### Supplied records

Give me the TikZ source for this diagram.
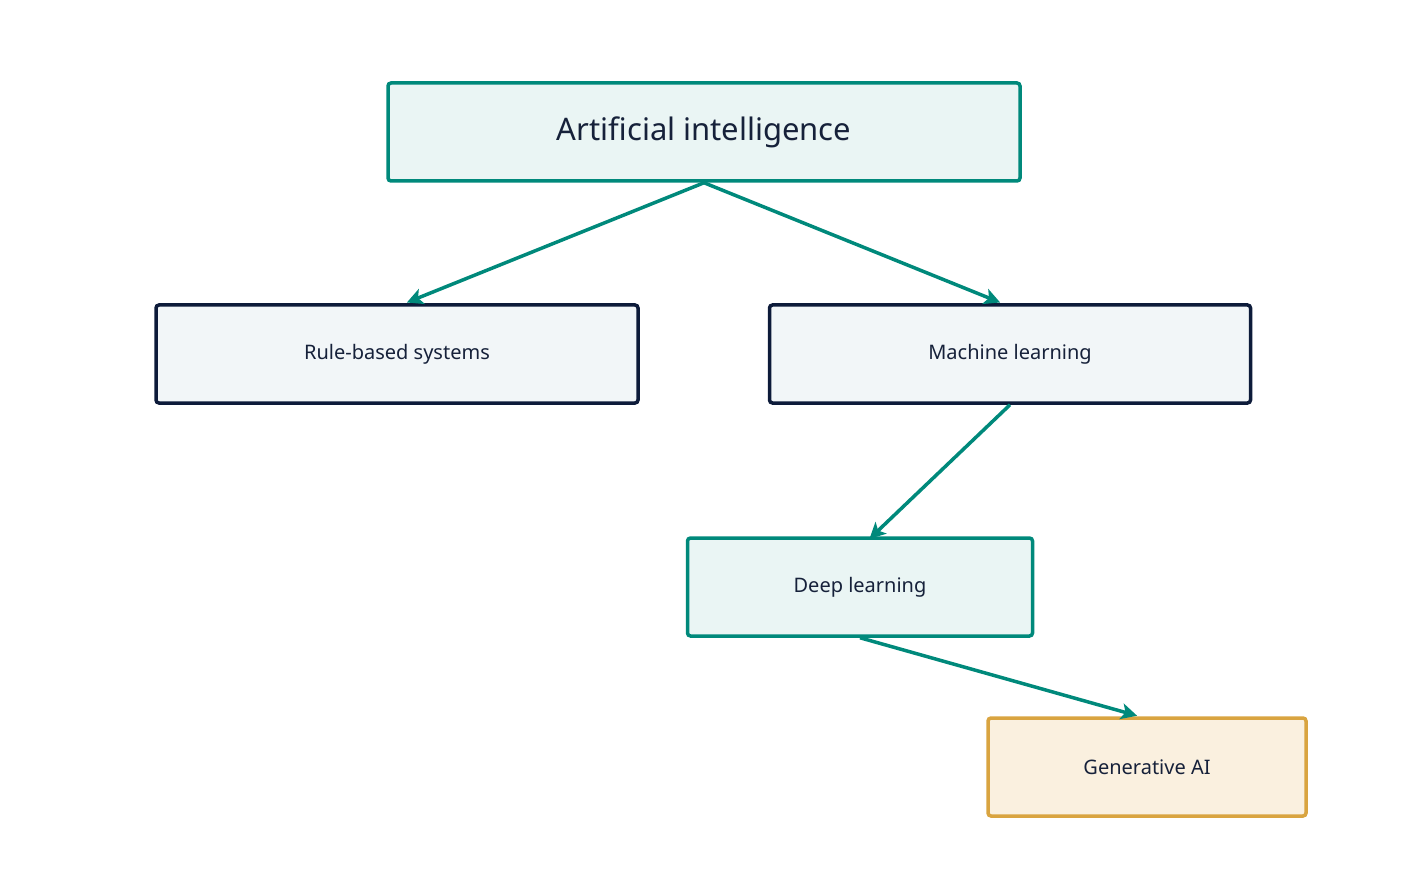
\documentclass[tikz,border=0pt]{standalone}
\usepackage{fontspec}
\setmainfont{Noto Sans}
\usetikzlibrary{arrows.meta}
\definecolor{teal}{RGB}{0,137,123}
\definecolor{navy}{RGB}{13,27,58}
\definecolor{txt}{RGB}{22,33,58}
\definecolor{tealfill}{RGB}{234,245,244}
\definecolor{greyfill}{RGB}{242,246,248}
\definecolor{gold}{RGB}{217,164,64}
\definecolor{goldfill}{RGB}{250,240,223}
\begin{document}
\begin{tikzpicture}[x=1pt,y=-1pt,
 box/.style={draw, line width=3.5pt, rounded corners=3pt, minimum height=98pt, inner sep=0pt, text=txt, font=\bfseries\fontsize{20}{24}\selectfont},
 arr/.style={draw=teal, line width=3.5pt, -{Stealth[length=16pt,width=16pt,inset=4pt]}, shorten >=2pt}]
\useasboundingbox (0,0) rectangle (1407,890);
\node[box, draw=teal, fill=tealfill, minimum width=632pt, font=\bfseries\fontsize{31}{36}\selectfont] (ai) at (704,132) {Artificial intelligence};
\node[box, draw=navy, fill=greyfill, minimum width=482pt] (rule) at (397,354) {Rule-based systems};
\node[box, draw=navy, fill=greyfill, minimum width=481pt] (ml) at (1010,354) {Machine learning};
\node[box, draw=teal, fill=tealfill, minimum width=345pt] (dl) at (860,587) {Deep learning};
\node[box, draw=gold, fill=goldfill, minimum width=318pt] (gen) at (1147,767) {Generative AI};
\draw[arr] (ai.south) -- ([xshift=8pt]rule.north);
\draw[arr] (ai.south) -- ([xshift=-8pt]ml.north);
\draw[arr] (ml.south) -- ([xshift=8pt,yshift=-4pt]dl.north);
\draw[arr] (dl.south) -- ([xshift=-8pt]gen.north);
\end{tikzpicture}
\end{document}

######
### Supplied records

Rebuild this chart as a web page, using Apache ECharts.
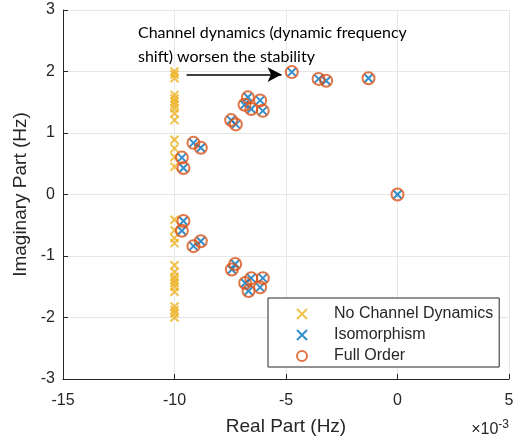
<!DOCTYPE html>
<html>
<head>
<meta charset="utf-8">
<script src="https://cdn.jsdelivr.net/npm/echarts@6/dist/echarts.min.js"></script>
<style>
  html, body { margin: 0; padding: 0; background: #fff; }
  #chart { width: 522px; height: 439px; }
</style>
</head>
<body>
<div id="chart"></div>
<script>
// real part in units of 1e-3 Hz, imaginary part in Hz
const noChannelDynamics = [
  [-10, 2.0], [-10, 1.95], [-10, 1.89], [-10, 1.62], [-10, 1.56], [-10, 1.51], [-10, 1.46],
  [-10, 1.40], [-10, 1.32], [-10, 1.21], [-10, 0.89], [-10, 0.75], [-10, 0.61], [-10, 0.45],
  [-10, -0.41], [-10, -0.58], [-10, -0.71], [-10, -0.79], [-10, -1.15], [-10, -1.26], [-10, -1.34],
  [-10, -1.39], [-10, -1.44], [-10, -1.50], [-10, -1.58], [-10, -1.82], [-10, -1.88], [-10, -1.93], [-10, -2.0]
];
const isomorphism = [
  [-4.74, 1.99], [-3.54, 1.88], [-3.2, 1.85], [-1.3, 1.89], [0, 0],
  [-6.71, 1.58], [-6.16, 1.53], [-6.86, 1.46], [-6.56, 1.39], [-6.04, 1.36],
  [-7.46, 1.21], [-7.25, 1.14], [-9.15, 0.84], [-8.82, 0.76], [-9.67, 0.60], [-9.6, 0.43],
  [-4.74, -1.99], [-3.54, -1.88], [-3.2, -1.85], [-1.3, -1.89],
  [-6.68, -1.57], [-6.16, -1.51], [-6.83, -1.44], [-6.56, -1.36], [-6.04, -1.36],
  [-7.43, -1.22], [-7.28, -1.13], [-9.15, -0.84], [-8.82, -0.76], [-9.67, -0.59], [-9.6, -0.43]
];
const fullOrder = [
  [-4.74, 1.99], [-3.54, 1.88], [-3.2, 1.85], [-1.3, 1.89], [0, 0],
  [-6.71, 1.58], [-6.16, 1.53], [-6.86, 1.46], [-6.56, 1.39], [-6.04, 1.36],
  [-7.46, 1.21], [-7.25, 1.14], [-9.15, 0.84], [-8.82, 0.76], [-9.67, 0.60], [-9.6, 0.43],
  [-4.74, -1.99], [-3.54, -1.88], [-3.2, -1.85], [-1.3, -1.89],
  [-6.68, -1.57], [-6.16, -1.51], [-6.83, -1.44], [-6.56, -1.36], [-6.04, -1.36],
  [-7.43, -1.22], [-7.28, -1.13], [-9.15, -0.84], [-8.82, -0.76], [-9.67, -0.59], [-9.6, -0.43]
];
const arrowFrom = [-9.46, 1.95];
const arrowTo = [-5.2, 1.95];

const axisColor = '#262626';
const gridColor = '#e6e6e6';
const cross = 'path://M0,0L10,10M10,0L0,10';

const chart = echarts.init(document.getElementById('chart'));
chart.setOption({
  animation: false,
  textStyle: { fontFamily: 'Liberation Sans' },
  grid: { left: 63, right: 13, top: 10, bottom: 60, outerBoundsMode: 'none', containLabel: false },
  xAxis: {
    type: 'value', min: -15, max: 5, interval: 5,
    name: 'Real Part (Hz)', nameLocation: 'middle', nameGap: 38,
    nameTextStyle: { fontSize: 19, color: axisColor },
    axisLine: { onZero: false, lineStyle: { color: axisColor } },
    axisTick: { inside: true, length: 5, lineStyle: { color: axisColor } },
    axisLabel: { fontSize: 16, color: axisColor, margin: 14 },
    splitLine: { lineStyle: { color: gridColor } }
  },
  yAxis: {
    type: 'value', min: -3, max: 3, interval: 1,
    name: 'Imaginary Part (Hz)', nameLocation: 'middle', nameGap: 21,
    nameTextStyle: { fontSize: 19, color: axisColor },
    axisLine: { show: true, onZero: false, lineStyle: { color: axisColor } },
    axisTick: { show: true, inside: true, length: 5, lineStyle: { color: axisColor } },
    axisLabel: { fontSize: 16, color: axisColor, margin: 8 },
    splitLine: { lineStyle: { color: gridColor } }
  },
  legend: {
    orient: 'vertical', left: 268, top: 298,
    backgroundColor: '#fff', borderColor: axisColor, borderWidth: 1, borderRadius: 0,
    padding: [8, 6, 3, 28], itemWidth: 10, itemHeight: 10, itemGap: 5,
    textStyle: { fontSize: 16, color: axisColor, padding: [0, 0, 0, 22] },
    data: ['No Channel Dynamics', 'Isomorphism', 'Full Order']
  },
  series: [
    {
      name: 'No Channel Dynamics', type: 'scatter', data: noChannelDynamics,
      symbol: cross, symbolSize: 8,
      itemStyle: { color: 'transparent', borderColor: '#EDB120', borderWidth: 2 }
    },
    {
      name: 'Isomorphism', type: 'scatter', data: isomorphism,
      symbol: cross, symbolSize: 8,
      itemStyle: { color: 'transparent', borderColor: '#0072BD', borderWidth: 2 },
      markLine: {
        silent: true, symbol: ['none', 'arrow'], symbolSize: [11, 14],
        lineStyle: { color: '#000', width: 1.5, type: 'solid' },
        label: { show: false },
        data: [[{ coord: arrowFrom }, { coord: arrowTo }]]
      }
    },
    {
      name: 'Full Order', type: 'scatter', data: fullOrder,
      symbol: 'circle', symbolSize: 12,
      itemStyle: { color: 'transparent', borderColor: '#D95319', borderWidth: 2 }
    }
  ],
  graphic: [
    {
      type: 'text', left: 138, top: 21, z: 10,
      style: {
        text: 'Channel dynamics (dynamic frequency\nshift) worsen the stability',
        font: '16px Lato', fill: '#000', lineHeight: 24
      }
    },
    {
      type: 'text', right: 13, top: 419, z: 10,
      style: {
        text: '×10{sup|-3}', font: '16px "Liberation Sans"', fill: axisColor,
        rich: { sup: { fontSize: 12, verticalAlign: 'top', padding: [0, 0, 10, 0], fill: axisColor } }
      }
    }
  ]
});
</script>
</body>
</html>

######
### Supplied records

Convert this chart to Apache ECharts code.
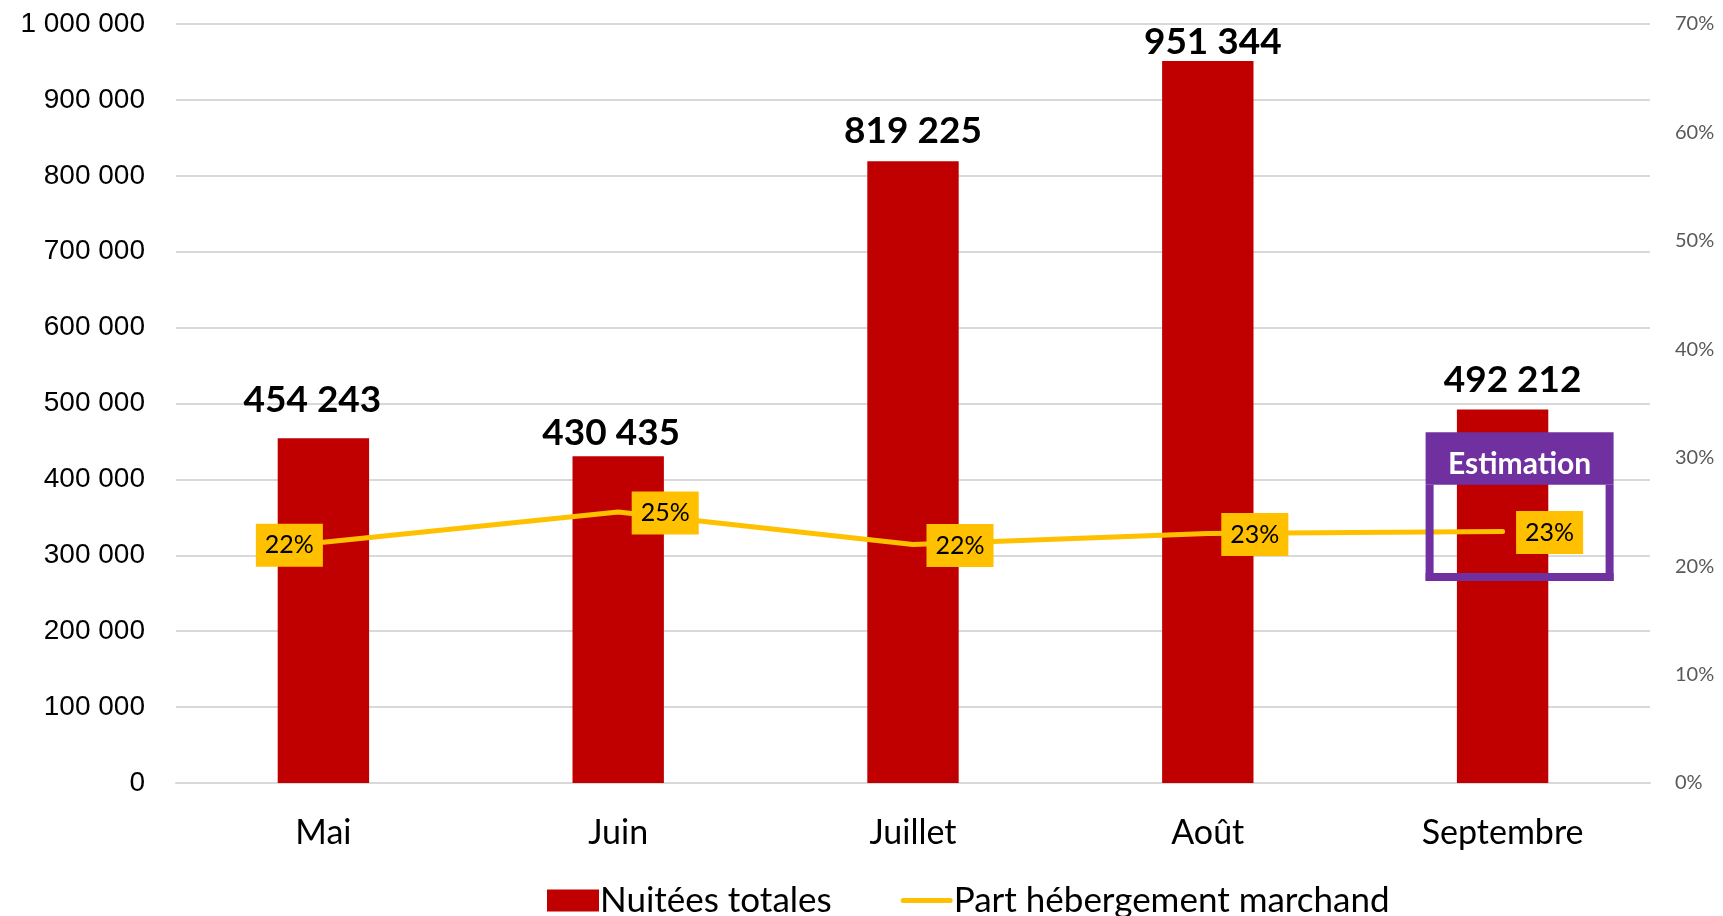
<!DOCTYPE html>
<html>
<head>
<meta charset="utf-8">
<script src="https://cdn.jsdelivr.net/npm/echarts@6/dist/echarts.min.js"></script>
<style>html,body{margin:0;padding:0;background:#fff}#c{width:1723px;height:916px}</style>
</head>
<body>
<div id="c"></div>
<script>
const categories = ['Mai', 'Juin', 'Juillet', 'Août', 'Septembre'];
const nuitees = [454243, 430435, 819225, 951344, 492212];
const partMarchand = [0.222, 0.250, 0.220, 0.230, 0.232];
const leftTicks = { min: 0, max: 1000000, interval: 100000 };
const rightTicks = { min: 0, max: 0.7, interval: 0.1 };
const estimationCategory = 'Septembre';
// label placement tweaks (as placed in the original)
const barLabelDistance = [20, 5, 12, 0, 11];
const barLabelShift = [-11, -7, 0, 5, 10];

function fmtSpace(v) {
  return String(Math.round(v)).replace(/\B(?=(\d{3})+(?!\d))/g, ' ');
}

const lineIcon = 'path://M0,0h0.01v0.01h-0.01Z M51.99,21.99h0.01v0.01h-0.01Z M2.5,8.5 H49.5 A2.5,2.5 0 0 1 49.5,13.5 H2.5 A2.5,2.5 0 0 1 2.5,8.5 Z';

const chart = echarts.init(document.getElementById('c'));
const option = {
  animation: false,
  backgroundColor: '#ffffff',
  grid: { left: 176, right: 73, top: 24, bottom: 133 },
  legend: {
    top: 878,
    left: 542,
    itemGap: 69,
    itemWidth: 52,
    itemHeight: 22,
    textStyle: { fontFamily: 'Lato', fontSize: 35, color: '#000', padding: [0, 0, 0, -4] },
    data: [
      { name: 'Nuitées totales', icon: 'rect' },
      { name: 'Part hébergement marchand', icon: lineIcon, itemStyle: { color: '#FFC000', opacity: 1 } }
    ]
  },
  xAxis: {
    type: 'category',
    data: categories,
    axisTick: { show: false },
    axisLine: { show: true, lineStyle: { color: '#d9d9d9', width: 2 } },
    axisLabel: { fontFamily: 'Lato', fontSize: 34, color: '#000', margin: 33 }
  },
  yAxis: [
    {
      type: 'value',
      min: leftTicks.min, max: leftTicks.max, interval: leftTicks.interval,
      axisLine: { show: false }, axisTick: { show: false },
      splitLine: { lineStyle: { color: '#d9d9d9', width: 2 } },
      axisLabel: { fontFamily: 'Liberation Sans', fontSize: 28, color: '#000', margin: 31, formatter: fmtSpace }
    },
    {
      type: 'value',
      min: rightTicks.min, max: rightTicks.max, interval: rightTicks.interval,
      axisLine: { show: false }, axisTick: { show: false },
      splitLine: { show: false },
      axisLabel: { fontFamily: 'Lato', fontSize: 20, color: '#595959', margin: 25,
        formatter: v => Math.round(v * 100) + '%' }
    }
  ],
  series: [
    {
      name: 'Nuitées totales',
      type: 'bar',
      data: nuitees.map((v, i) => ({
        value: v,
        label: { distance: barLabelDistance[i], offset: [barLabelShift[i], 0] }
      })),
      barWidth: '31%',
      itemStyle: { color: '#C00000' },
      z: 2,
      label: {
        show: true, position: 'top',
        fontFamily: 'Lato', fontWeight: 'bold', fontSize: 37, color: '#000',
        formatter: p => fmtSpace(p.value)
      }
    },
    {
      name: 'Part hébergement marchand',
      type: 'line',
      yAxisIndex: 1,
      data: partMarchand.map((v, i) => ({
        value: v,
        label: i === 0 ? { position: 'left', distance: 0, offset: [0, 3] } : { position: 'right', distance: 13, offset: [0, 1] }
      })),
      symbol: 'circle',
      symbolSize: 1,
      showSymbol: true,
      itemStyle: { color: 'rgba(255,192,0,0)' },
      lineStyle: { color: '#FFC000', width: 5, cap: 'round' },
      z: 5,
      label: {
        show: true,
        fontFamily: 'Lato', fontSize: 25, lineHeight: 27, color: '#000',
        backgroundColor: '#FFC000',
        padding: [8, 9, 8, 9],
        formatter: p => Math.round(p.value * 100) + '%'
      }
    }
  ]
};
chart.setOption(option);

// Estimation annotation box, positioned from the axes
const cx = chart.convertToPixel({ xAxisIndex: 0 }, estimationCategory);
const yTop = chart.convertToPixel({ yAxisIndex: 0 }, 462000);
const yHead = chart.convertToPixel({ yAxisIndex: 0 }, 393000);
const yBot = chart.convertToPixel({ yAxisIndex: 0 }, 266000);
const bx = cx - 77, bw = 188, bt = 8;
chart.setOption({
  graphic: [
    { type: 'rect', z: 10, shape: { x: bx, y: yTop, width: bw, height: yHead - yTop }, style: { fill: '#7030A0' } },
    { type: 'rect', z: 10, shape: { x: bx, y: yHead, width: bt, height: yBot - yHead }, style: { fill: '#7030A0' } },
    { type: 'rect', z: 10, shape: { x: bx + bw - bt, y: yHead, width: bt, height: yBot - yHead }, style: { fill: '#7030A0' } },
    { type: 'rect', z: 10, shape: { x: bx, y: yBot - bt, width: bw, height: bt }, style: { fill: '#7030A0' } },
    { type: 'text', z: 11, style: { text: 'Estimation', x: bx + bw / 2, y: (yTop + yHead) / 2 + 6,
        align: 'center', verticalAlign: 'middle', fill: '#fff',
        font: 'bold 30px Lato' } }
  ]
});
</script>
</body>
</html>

######

Your task.
Give the number of lines containing the word "this". No other answer is needed.

Exercise answer.
3